Ergänzt wurden diese von den Newcomern Andreea Tănăsescu und Alexandru
Măzgăreanu, die in der von Modreanu 2008 initiierten Sektion "Debüt" mit
ihren gelungenen Produktionen Exile to the Land of Oblivion von
Shakespeare und Die Büroangestellten von Tschechow überzeugten.
Etliche Konferenzen, für
die unter anderem Lee Breuer (eine lebende Legende des amerikanischen
avantgardistischen Theaters), Michal Kobialka (der Spezialist von Kantors
Werk), George Banu und David Esrig gewonnen werden konnten, bereicherten das
Festival. Daneben gab es eine Fülle von Buchpräsentationen (nicht weniger
als siebenundzwanzig!), die den rumänischen Theaterschaffenden helfen
sollen, die Jahre der kommunistischen Isolation aufzuholen.

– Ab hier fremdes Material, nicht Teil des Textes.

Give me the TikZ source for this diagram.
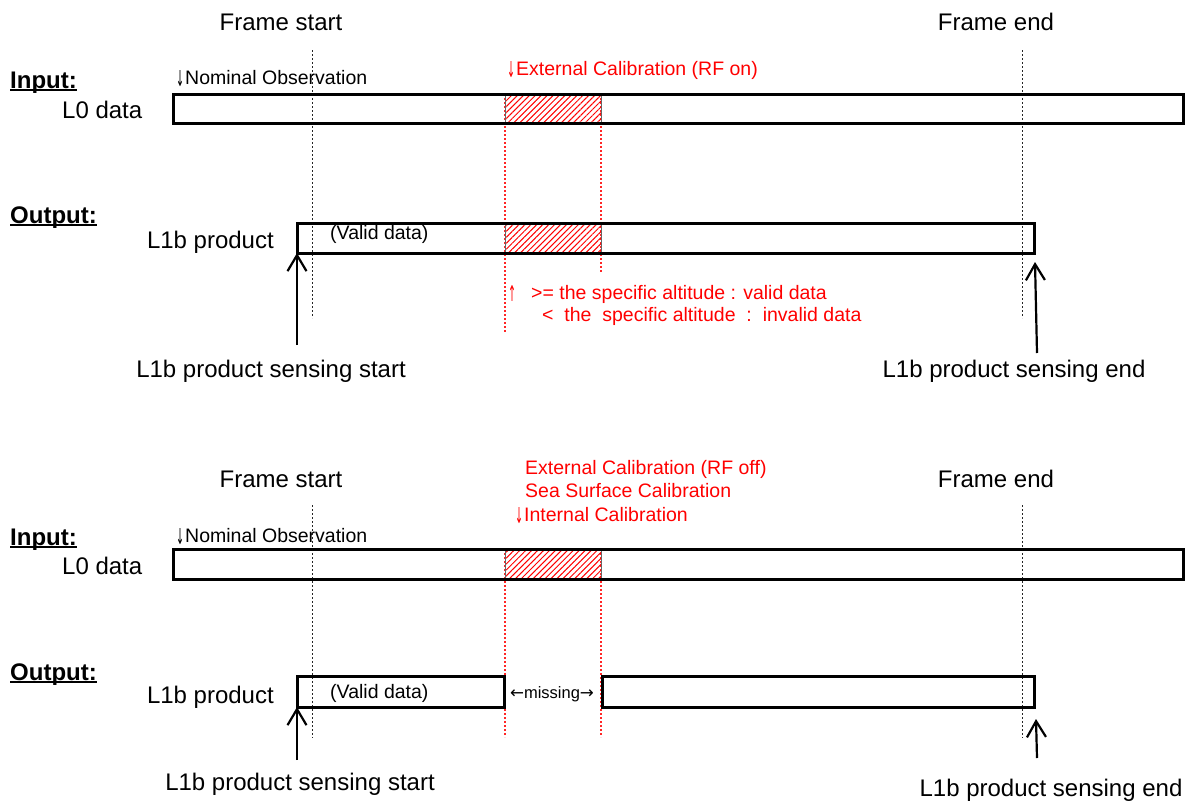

Diskussionsrunden, persönliche Begegnungen mit Regisseuren und Theoretikern,
Filmvorführungen und Ausstellungen rundeten das Programmangebot ab.
"Während
meiner dreijährigen Intendanz habe ich versucht, durch die Auswahl, die ich
getroffen habe, das Klischee-Denken zu entmutigen und den Widerstand dem
Neuen gegenüber, der leider zu oft im rumänischen Theater zu spüren ist, zu
untergraben", sagt Modreanu. Ihrer Meinung nach ist ein qualitativ
hochwertiges Theater dazu bestimmt, "zu provozieren". Mit Spannung wird der
von der neuen Intendantin eingeschlagene Weg erwartet.